Use this mode hook template to bind keys that won’t work with a standard define-key template or that require local binding for other reasons. The advantage of a mode hook is that it also gives you the opportunity to set mode-specific settings like indentation, etc.

Definition

(defun my-hook-function ()
  ;; add your code here. it will be called every
  ;; time the major mode is run.

  )
(add-hook 'my-mode-hook 'my-hook-function)

Example

Make the return key automatically indent on a newline in emacs-lisp-mode, and enable eldoc mode as well.

(defun enable-my-elisp-settings ()
  (turn-on-eldoc-mode)
  (local-set-key (kbd "C-m") 'newline-and-indent))
(add-hook 'emacs-lisp-mode-hook 'enable-my-elisp-settings)

Remapping a function

Purpose

This template will remap all keys that point to a specific function; say you want to rebind kill-line which is bound to C-k but you want your code to only override the key binds that kill-line is actually bound to.
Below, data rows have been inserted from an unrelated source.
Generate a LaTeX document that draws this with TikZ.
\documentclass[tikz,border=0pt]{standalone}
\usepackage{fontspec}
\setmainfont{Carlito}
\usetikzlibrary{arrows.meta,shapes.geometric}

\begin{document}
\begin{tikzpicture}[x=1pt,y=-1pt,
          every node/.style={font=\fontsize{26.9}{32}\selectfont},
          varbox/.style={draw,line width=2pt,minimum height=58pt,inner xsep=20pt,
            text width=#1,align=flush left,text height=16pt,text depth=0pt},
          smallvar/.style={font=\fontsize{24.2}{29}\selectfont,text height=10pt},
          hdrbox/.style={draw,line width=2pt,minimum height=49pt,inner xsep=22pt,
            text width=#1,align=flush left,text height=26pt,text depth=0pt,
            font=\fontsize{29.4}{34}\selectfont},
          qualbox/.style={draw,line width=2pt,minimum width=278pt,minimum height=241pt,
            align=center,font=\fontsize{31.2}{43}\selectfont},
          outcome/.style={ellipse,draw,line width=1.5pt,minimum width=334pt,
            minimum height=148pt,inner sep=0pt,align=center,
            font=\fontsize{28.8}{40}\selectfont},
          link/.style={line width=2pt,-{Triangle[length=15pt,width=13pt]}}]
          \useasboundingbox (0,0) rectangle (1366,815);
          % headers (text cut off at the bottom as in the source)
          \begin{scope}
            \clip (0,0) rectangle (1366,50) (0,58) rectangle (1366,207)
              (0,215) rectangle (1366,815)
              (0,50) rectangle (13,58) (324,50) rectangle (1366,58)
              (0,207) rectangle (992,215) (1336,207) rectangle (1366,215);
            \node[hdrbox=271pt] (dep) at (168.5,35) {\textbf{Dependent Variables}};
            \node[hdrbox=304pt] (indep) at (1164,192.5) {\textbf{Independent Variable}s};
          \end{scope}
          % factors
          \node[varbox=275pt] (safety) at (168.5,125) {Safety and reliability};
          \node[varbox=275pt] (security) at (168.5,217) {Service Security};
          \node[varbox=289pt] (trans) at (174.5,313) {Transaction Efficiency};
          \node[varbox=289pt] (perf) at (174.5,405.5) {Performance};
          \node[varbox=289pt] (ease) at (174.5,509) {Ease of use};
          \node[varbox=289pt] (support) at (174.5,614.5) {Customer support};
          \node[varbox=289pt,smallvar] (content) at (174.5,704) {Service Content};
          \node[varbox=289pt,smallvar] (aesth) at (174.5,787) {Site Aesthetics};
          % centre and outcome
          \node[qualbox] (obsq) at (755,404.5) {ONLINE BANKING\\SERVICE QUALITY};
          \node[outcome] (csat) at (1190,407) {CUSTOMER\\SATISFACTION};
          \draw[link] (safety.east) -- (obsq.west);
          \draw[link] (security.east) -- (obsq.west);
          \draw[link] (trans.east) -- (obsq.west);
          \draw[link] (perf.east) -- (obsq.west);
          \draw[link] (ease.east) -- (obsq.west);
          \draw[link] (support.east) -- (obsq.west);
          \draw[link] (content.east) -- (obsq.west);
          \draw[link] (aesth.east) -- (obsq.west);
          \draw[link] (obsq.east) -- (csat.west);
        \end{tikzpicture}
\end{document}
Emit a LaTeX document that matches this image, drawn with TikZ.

Use this template to replace existing commands with those of your own, without worrying about explicitly rebinding each key.

Definition

Note: to replace a global key, you must use global-map or call current-global-map.

(define-key keymap [remap original-function] 'my-own-function)

Example

Example here is taken from my article on fixing the mark commands in transient mark mode. I remap the keys that point to exchange-point-and-mark to my own function exchange-point-and-mark-no-activate.
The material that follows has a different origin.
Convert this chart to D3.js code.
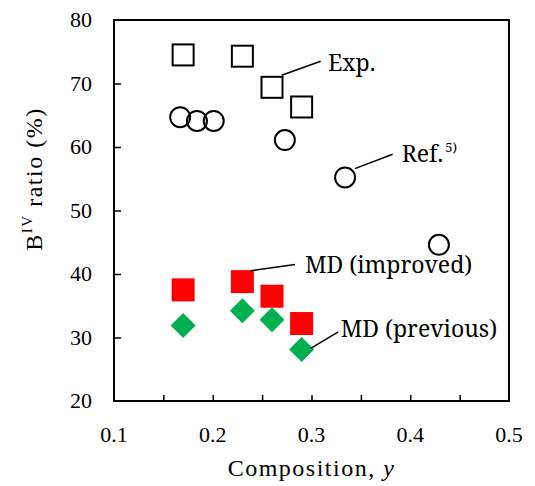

(defun exchange-point-and-mark-no-activate ()
  "Identical to \\[exchange-point-and-mark] but will not activate the region."
  (interactive)
  (exchange-point-and-mark)
  (deactivate-mark nil))
(define-key global-map [remap exchange-point-and-mark] 'exchange-point-and-mark-no-activate)

Custom Prefixes

Purpose

Creating a prefix is easy nowadays as you don’t have to explicitly create your own prefix keymaps, provided you use local-set-key or global-set-key. Use custom prefixes to group or categorize your commands.

Definition

(global-set-key (kbd "subkey_1 ... endkey_1") 'my-command-1)
(global-set-key (kbd "subkey_1 ... endkey_2") 'my-command-2)

Example

Global keys that will insert either the time of the day, or the current date. Type C-c i d to insert the date; and C-c i t to insert the time. Type C-c i C-h to list all bound keys under the C-c i prefix.

(defun mp-insert-date ()
  (interactive)
  (insert (format-time-string "%x")))

(defun mp-insert-time ()
  (interactive)
  (insert (format-time-string "%X")))

(global-set-key (kbd "C-c i d") 'mp-insert-date)
(global-set-key (kbd "C-c i t") 'mp-insert-time)

Conclusion

I have covered almost every facet of key binding that most Emacs users would care to know about. I know there’s a lot of tutorials out there that essentially capture only what I have in the templates section, but for your edification I decided I wanted to cover everything (or near as well anyway) that make up a key definition.

That I can dedicate so much to a topic that on the outset appears straightforward highlights the flexibility – and complexity – of Emacs. I hope the guide has taught you how to do one of the most frequently-asked things in Emacs.